Will you quote precisely the lines that run from the top of the material below to the line containing "pct_ticks = [0, 20, 40, 60, 80, 100]", both ends included?

• _Given material_:
---*---

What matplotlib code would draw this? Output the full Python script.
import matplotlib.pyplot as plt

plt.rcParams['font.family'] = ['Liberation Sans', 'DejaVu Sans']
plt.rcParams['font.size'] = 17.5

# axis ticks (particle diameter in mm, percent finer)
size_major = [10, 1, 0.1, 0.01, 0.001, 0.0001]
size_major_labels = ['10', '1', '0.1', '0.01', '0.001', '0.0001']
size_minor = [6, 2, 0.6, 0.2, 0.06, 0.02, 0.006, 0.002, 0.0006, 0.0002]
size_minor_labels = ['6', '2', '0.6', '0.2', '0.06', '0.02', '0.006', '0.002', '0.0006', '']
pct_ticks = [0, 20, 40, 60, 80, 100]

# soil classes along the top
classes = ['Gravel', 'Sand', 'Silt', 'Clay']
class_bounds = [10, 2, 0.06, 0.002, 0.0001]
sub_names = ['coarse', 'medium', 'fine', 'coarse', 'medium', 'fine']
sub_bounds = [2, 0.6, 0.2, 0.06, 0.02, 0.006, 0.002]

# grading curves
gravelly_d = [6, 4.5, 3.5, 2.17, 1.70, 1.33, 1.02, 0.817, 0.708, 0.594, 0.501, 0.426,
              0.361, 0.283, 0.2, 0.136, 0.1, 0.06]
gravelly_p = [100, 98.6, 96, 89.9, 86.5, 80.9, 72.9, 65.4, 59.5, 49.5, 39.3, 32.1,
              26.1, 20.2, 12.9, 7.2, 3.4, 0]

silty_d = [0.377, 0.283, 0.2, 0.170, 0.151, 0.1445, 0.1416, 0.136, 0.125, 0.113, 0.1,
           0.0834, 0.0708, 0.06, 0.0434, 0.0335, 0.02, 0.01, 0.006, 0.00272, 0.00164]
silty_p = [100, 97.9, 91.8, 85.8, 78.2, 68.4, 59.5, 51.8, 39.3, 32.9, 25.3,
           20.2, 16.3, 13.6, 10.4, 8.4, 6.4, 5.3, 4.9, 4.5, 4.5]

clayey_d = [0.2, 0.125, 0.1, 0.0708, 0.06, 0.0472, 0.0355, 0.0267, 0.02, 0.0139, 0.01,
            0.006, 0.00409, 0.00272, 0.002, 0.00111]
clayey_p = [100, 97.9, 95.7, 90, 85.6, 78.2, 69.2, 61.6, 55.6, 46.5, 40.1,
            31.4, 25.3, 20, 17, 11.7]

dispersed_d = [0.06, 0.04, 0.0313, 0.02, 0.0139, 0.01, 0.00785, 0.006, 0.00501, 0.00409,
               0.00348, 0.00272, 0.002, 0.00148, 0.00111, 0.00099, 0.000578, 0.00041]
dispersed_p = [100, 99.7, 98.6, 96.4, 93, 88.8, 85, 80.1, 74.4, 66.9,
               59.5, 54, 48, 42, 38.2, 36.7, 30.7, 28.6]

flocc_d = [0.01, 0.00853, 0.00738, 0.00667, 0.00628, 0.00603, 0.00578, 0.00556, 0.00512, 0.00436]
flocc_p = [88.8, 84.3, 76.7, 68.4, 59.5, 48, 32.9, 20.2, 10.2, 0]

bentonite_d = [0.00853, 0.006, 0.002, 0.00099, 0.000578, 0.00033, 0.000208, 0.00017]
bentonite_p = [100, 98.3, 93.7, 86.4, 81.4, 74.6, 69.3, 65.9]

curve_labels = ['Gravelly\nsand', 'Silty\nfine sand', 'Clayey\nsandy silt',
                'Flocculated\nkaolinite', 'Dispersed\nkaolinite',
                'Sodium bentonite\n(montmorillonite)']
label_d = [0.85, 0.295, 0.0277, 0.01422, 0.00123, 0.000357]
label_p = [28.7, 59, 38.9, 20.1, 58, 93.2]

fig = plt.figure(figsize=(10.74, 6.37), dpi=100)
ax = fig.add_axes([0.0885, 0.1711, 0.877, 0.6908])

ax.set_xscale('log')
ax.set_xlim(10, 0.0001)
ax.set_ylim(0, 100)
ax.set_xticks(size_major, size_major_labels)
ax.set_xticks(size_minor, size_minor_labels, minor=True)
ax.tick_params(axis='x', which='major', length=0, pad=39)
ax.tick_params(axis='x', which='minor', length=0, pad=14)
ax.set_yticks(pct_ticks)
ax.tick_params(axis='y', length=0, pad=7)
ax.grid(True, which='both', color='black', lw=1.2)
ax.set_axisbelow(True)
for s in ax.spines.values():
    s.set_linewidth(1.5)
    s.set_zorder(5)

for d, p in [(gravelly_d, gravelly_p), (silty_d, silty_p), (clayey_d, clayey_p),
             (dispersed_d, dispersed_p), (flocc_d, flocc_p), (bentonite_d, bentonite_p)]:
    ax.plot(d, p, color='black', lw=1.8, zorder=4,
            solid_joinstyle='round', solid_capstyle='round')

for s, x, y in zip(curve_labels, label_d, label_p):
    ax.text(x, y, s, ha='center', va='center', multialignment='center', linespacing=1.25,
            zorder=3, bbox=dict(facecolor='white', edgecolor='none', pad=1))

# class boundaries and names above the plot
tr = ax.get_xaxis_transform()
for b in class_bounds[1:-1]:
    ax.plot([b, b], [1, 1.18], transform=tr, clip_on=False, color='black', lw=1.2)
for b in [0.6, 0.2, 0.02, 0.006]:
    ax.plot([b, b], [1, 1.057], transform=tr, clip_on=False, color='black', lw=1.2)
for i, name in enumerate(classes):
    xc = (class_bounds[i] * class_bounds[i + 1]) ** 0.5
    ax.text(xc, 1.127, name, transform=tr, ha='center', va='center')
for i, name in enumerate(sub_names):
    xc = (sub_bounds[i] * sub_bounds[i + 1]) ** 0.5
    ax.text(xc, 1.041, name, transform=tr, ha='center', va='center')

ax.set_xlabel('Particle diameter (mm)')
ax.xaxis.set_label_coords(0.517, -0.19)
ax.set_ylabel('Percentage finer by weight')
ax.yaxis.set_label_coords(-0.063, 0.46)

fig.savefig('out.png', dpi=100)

---*---

• _Response to this exercise_:
What matplotlib code would draw this? Output the full Python script.
import matplotlib.pyplot as plt

plt.rcParams['font.family'] = ['Liberation Sans', 'DejaVu Sans']
plt.rcParams['font.size'] = 17.5

# axis ticks (particle diameter in mm, percent finer)
size_major = [10, 1, 0.1, 0.01, 0.001, 0.0001]
size_major_labels = ['10', '1', '0.1', '0.01', '0.001', '0.0001']
size_minor = [6, 2, 0.6, 0.2, 0.06, 0.02, 0.006, 0.002, 0.0006, 0.0002]
size_minor_labels = ['6', '2', '0.6', '0.2', '0.06', '0.02', '0.006', '0.002', '0.0006', '']
pct_ticks = [0, 20, 40, 60, 80, 100]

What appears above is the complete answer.